After-life or After-death has been the mirage over which the religions of the world have rooted their foundations. From the cyclic theory of the oriental religions and the tangential moksha, the linear ideology of the occident culminating in the pearly gates to heaven or the pit below, to the zany experiment born in the mind of Douglas Adams, this ambiguity has given rise to it all.
The circumstances that had me wondering on such lines, were quite uncanny. I was totally sleep-deprived, and had read the papers before going to sleep. Had glanced upon the crime section, which I don’t usually dwell much upon. Had a weird dream, and woke up to listen to a suicide case of a woman, and her husband’s role in it, being read out by the unemotional mechanical voice of a regional channel news reader.

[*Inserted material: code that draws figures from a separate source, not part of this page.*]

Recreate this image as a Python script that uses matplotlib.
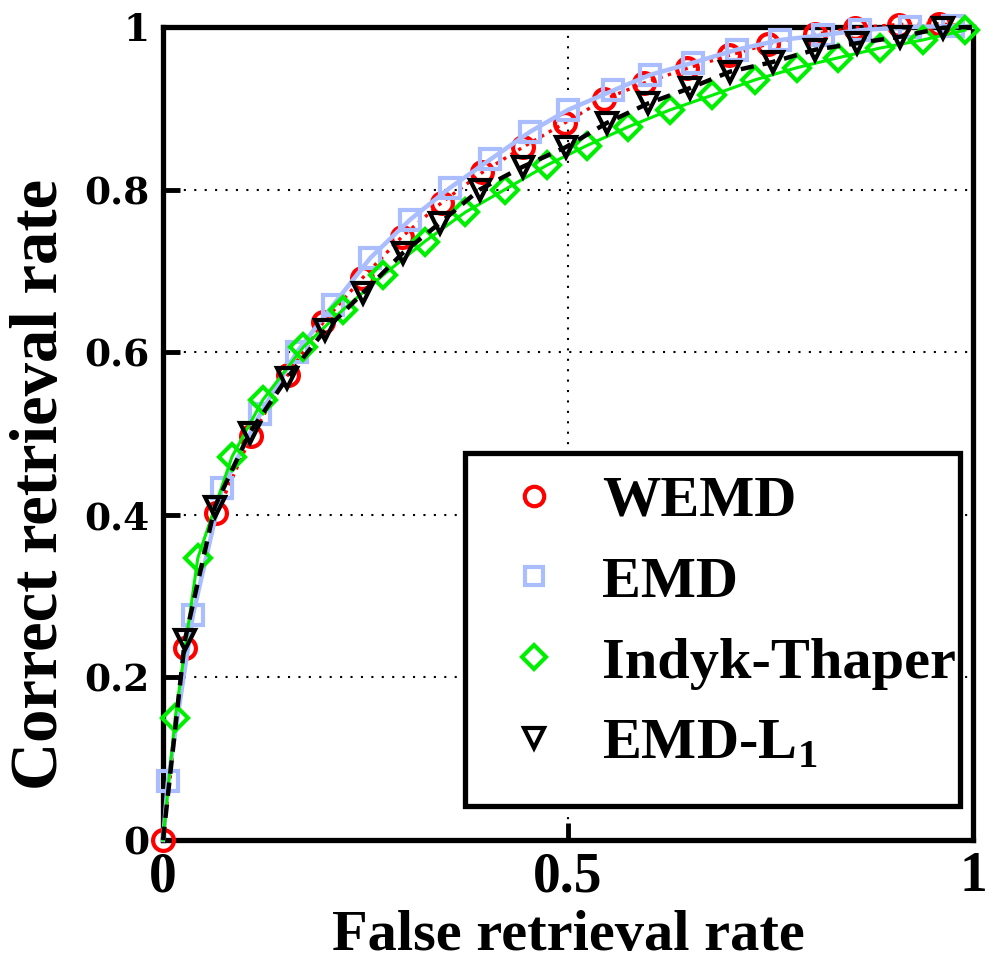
import matplotlib
matplotlib.use("Agg")
import matplotlib.pyplot as plt
from matplotlib.lines import Line2D
from matplotlib.patches import Rectangle

# ---- data ----
wemd_x = [0.0, 0.027, 0.066, 0.109, 0.154, 0.198, 0.246, 0.295, 0.344, 0.394, 0.444, 0.496,
          0.545, 0.594, 0.647, 0.699, 0.747, 0.805, 0.854, 0.908, 0.958, 1.0]
wemd_y = [0.0, 0.236, 0.402, 0.497, 0.572, 0.637, 0.691, 0.742, 0.784, 0.821, 0.852, 0.882,
          0.911, 0.931, 0.949, 0.965, 0.979, 0.991, 0.999, 1.003, 1.004, 1.0]

emd_x = [0.0, 0.006, 0.037, 0.073, 0.12, 0.165, 0.21, 0.256, 0.305, 0.354, 0.404, 0.453,
         0.500, 0.556, 0.601, 0.654, 0.708, 0.762, 0.815, 0.86, 0.922, 0.975, 1.0]
emd_y = [0.0, 0.072, 0.277, 0.433, 0.524, 0.600, 0.658, 0.716, 0.763, 0.802, 0.837, 0.871,
         0.898, 0.922, 0.941, 0.956, 0.972, 0.984, 0.990, 0.996, 1.0, 1.001, 1.0]

indyk_x = [0.0, 0.015, 0.043, 0.085, 0.123, 0.173, 0.222, 0.272, 0.323, 0.373, 0.422, 0.474,
           0.523, 0.574, 0.626, 0.678, 0.731, 0.783, 0.833, 0.885, 0.938, 0.99]
indyk_y = [0.0, 0.150, 0.347, 0.471, 0.541, 0.606, 0.652, 0.695, 0.736, 0.772, 0.800, 0.830,
           0.854, 0.877, 0.898, 0.916, 0.935, 0.950, 0.962, 0.974, 0.984, 0.996]

emdl1_x = [0.0, 0.027, 0.064, 0.107, 0.153, 0.200, 0.247, 0.296, 0.342, 0.391, 0.444, 0.497,
           0.548, 0.599, 0.651, 0.700, 0.753, 0.805, 0.857, 0.910, 0.963, 1.0]
emdl1_y = [0.0, 0.246, 0.410, 0.501, 0.568, 0.627, 0.673, 0.722, 0.759, 0.800, 0.828, 0.852,
           0.882, 0.906, 0.925, 0.945, 0.957, 0.972, 0.980, 0.988, 0.999, 1.0]

labels = ["WEMD", "EMD", "Indyk-Thaper", r"EMD-L$_\mathbf{1}$"]
colors = ["#ff0000", "#aabdff", "#00ee00", "#000000"]
markers = ["o", "s", "D", "v"]

plt.rcParams["mathtext.fontset"] = "custom"
plt.rcParams["mathtext.rm"] = "Liberation Serif:bold"
plt.rcParams["mathtext.bf"] = "Liberation Serif:bold"

fig = plt.figure(figsize=(9.97, 9.73), dpi=100)
ax = fig.add_axes([0.1635, 0.1367, 0.976 - 0.1635, 0.9723 - 0.1367])

order = [1, 0, 2, 3]
styles = {0: dict(ls=":", lw=2.4), 1: dict(ls="-", lw=3.2),
          2: dict(ls="-", lw=2.2), 3: dict(ls=(0, (3, 2)), lw=3.2)}
msize = {0: 15, 1: 14, 2: 13, 3: 15}
data = {0: (wemd_x, wemd_y), 1: (emd_x, emd_y), 2: (indyk_x, indyk_y), 3: (emdl1_x, emdl1_y)}

for i in order:
    x, y = data[i]
    if i == 0:
        mk_idx = list(range(len(x) - 1))
    else:
        end = len(x) - (1 if x[-1] == 1.0 else 0)
        mk_idx = list(range(1, end))
    ax.plot(x, y, color=colors[i], marker=markers[i], markevery=mk_idx,
            markersize=msize[i], markerfacecolor="none", markeredgewidth=3.0,
            clip_on=False, zorder=3 + i, **styles[i])

ax.set_xlim(0, 1)
ax.set_ylim(0, 1)
ax.set_xticks([0, 0.5, 1])
ax.set_xticklabels(["0", "0.5", "1"])
ax.set_yticks([0, 0.2, 0.4, 0.6, 0.8, 1])
ax.set_yticklabels(["0", "0.2", "0.4", "0.6", "0.8", "1"])
ax.grid(True, color="black", linestyle=(0, (1, 4)), linewidth=1.5)
ax.tick_params(direction="in", length=12, width=3.5)
ax.tick_params(axis="x", pad=8)
ax.tick_params(axis="y", pad=10)
for lab in ax.get_xticklabels():
    lab.set_fontfamily("Liberation Serif")
    lab.set_fontweight("bold")
    lab.set_fontsize(40)
for lab in ax.get_yticklabels():
    lab.set_fontfamily("DejaVu Serif")
    lab.set_fontweight("bold")
    lab.set_fontsize(27)
for sp in ax.spines.values():
    sp.set_linewidth(3.8)

ax.set_xlabel("False retrieval rate", fontfamily="Liberation Serif", fontweight="bold",
              fontsize=42, labelpad=5)
ax.set_ylabel("Correct retrieval rate", fontfamily="Liberation Serif", fontweight="bold",
              fontsize=48)
ax.yaxis.set_label_coords(-0.114, 0.437)

# legend frame (fixed size, text may run onto its right edge as in the reference)
frame = Rectangle((0.373, 0.042), 0.984 - 0.373, 0.476 - 0.042, transform=ax.transAxes,
                  facecolor="white", edgecolor="black", linewidth=3.8, zorder=9,
                  clip_on=False)
ax.add_patch(frame)

handles = [Line2D([], [], color=colors[i], marker=markers[i], linestyle="none",
                  markersize=msize[i] - 1, markerfacecolor="none", markeredgewidth=3.0)
           for i in range(4)]
leg = ax.legend(handles, labels, loc="upper left", bbox_to_anchor=(0.373, 0.476),
                borderaxespad=0, frameon=False,
                prop={"family": "Liberation Serif", "weight": "bold", "size": 42},
                handlelength=1.6, handletextpad=0.36, labelspacing=0.48, borderpad=0.38)
leg.set_zorder(10)

fig.savefig("out.png", dpi=100)
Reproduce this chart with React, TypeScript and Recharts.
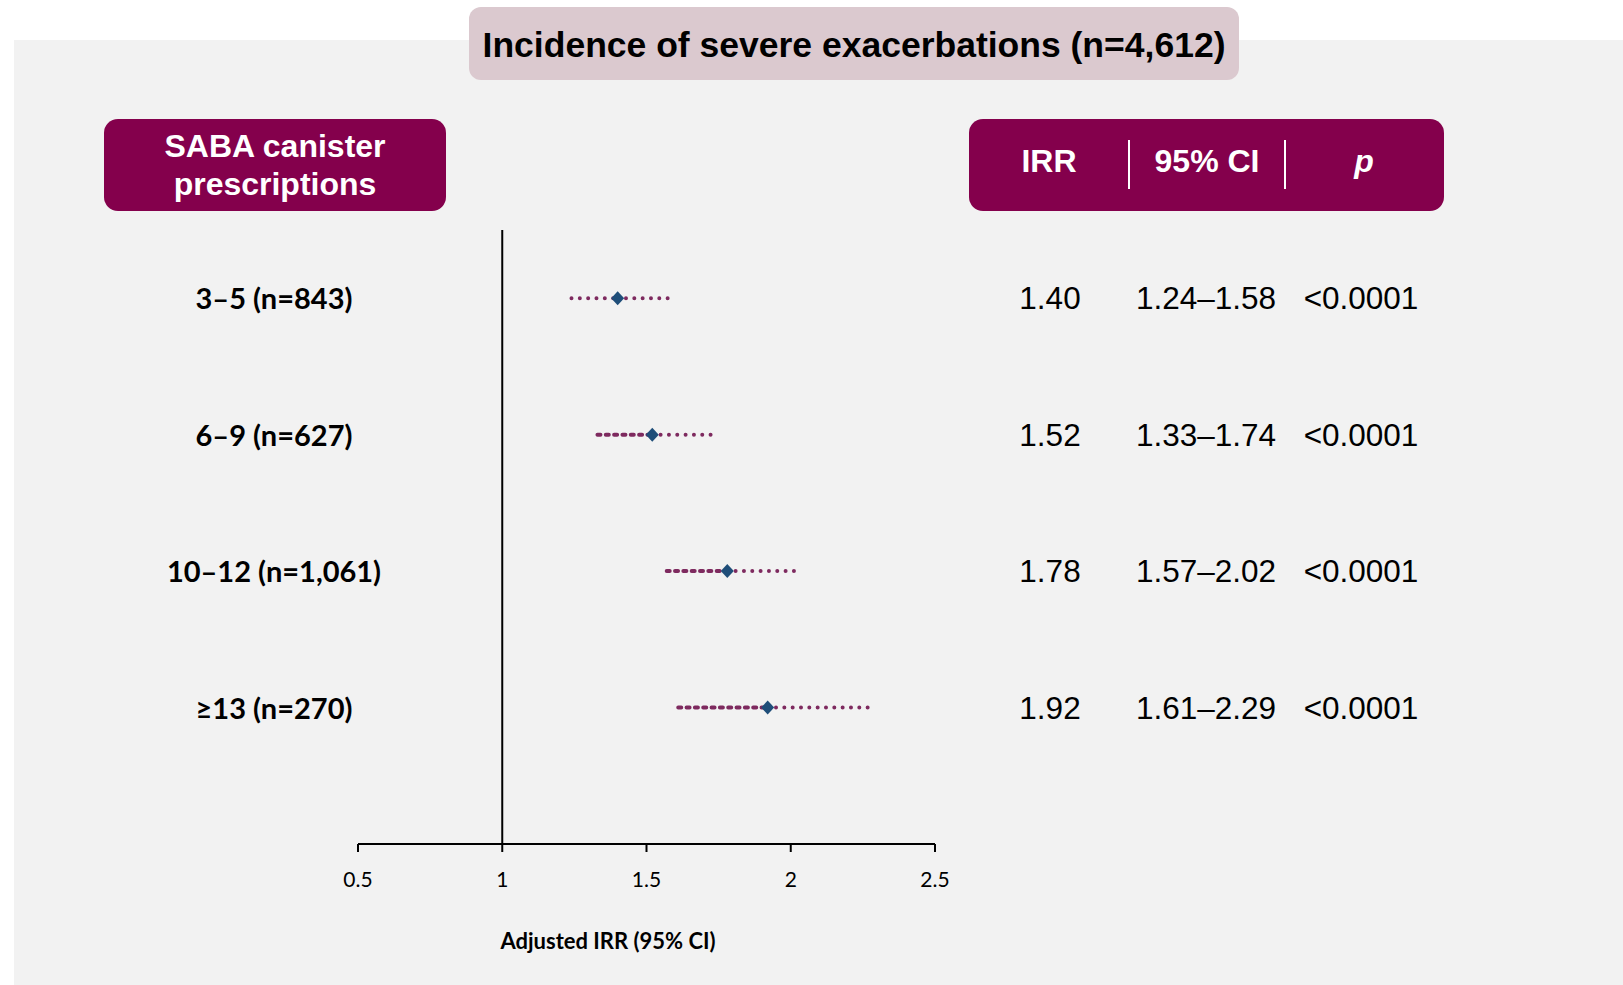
import React from 'react';
import { ScatterChart, Scatter, XAxis, YAxis, ReferenceLine } from 'recharts';

// rows top to bottom
const GROUPS = ['3–5 (n=843)', '6–9 (n=627)', '10–12 (n=1,061)', '≥13 (n=270)'];
const ROW_POS = [4, 3, 2, 1];
const IRR = [1.4, 1.52, 1.78, 1.92];
const CI_LOW = [1.24, 1.33, 1.57, 1.61];
const CI_HIGH = [1.58, 1.74, 2.02, 2.29];
const IRR_TEXT = ['1.40', '1.52', '1.78', '1.92'];
const CI_TEXT = ['1.24–1.58', '1.33–1.74', '1.57–2.02', '1.61–2.29'];
const P_TEXT = ['<0.0001', '<0.0001', '<0.0001', '<0.0001'];
const X_TICKS = [0.5, 1, 1.5, 2, 2.5];

const MAROON = '#84004c';
const CI_COLOR = '#7e2a5f';
const POINT_COLOR = '#1f4e79';
const DOTS = '0 8.33';
const DASHES = '3 5.33';
const ARIAL = '"Liberation Sans", Arial, sans-serif';
const LATO = 'Lato, "Noto Sans", sans-serif';

const rows = GROUPS.map((label, i) => ({
  label,
  row: ROW_POS[i],
  irr: IRR[i],
  lo: CI_LOW[i],
  hi: CI_HIGH[i],
  irrText: IRR_TEXT[i],
  ciText: CI_TEXT[i],
  p: P_TEXT[i],
}));

// row label on the left, IRR / CI / p columns on the right
function RowTick({ y, payload }: any) {
  const r = rows.find(d => d.row === payload.value);
  if (!r) return null;
  const cell = { y, dy: 11, textAnchor: 'middle' as const, fontFamily: ARIAL, fontSize: 31.5, fill: '#000' };
  return (
    <g>
      <text x={274} y={y} dy={11} textAnchor="middle" fontFamily={LATO} fontWeight={700} fontSize={29} fill="#000">
        {r.label}
      </text>
      <text x={1050} {...cell}>{r.irrText}</text>
      <text x={1206} {...cell}>{r.ciText}</text>
      <text x={1361} {...cell}>{r.p}</text>
    </g>
  );
}

function AxisTitle({ viewBox }: any) {
  return (
    <text x={608} y={viewBox.y + 105} textAnchor="middle" fontFamily={LATO} fontWeight={700} fontSize={22} fill="#000">
      Adjusted IRR (95% CI)
    </text>
  );
}

const Diamond = (p: any) => (
  <path d={`M${p.cx},${p.cy - 7}L${p.cx + 6.5},${p.cy}L${p.cx},${p.cy + 7}L${p.cx - 6.5},${p.cy}Z`} fill={POINT_COLOR} />
);

const box: React.CSSProperties = {
  position: 'absolute',
  background: MAROON,
  color: '#fff',
  fontFamily: ARIAL,
  fontWeight: 700,
  fontSize: 32,
  borderRadius: 14,
  display: 'flex',
  alignItems: 'center',
  justifyContent: 'center',
  textAlign: 'center',
};

export default function App() {
  return (
    <div style={{ position: 'absolute', left: 0, top: 0, width: 1623, height: 985, background: '#fff', overflow: 'hidden' }}>
      <div style={{ position: 'absolute', left: 14, top: 40, right: 0, bottom: 0, background: '#f2f2f2' }} />

      <div
        style={{
          position: 'absolute', left: 469, top: 7, width: 770, height: 73, background: '#dbc9cf', borderRadius: 12,
          display: 'flex', alignItems: 'center', justifyContent: 'center', paddingTop: 4, boxSizing: 'border-box',
          fontFamily: ARIAL, fontWeight: 700, fontSize: 35.5, color: '#000',
        }}
      >
        Incidence of severe exacerbations (n=4,612)
      </div>

      <div style={{ ...box, left: 104, top: 119, width: 342, height: 92, lineHeight: '38px' }}>
        SABA canister<br />prescriptions
      </div>

      <div style={{ ...box, left: 969, top: 119, width: 475, height: 92 }}>
        <div style={{ position: 'absolute', left: 0, top: 24, width: 160, textAlign: 'center' }}>IRR</div>
        <div style={{ position: 'absolute', left: 159, top: 21, width: 1.5, height: 49, background: '#fff' }} />
        <div style={{ position: 'absolute', left: 160, top: 24, width: 156, textAlign: 'center' }}>95% CI</div>
        <div style={{ position: 'absolute', left: 315, top: 21, width: 1.5, height: 49, background: '#fff' }} />
        <div style={{ position: 'absolute', left: 316, top: 24, width: 158, textAlign: 'center', fontStyle: 'italic' }}>p</div>
      </div>

      <div style={{ position: 'absolute', left: 0, top: 0 }}>
        <ScatterChart width={1623} height={985} margin={{ top: 230, right: 688, bottom: 0, left: 0 }}>
          <XAxis
            type="number"
            dataKey="irr"
            domain={[0.5, 2.5]}
            ticks={X_TICKS}
            interval={0}
            height={141}
            tickSize={8}
            tickMargin={20}
            axisLine={{ stroke: '#000', strokeWidth: 2 }}
            tickLine={{ stroke: '#000', strokeWidth: 2 }}
            tick={{ fontFamily: LATO, fontSize: 21, fill: '#000' }}
            label={<AxisTitle />}
          />
          <YAxis
            type="number"
            dataKey="row"
            domain={[0, 4.5]}
            ticks={[1, 2, 3, 4]}
            interval={0}
            width={358}
            axisLine={false}
            tickLine={false}
            tick={<RowTick />}
          />
          <ReferenceLine x={1} stroke="#000" strokeWidth={2} />
          {rows.map((r, i) => (
            <ReferenceLine
              key={`lo-${i}`}
              segment={[{ x: r.lo, y: r.row }, { x: r.irr, y: r.row }]}
              stroke={CI_COLOR}
              strokeWidth={4}
              strokeLinecap="round"
              strokeDasharray={i === 0 ? DOTS : DASHES}
            />
          ))}
          {rows.map((r, i) => (
            <ReferenceLine
              key={`hi-${i}`}
              segment={[{ x: r.irr, y: r.row }, { x: r.hi, y: r.row }]}
              stroke={CI_COLOR}
              strokeWidth={4}
              strokeLinecap="round"
              strokeDasharray={DOTS}
            />
          ))}
          <Scatter data={rows} shape={Diamond} isAnimationActive={false} />
        </ScatterChart>
      </div>
    </div>
  );
}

I walked through the day pre-occupied, with such questions in mind, wondering for the first time without any emotion, even detachment.(And yes, detachment, too is an emotion.)
Before I went to bed that day, I had mentioned my weird morning to one new friend, that I had stumbled upon in orkut. That night I had a weirder dream. A barren village, parched mud tenements. The houses grow and multiply, but the inhabitants perish. People wonder about some curse, seeing healthy ones perish. A lone man, an outcast whose tobacco-stained teeth and cracked feet are my only impressions left of him, keeps muttering to himself. “All will be well, when the good people will come” is what he keeps repeating to himself. When the village folk finally heed to his words, and exasperatedly ask “Who will send the good peole you keep mumbling about?” “GOD”, someone yells, and it all comes reeling into wake-fulness. The clock showed 2 am. I was so sleepy, but too confused to sleep, that the room started spinning. I called out to my father, who was sleeping beside me. He just patted my head and I don’t know when I fell back to sleep.
I don’t know if it’s a premonition of sorts. My mom just says it’s the novels I read. Or perhaps the impressions I form of my observations. Or that I was merely stressed.
I don’t know what it was. But it was mighty strange.
Read some book, some time back, not able to recollect, where some character says that aliens keep tab of us by stealing our consciousness during our sleep. If it is H2G2, I shall be pretty much convinced they have done a rush job with mine yesterday night…
1 comment:
Hmmm ... I think you're suffering from Bangalore-Withdrawal-Syndrome :)
On a serious note though, there's a very thin line at times. You want in or out. There's only so much that one can pretend.
Suicide due to emotional reasons apart, for an intellectual viewpoint you should read The Myth Of Sisyphus.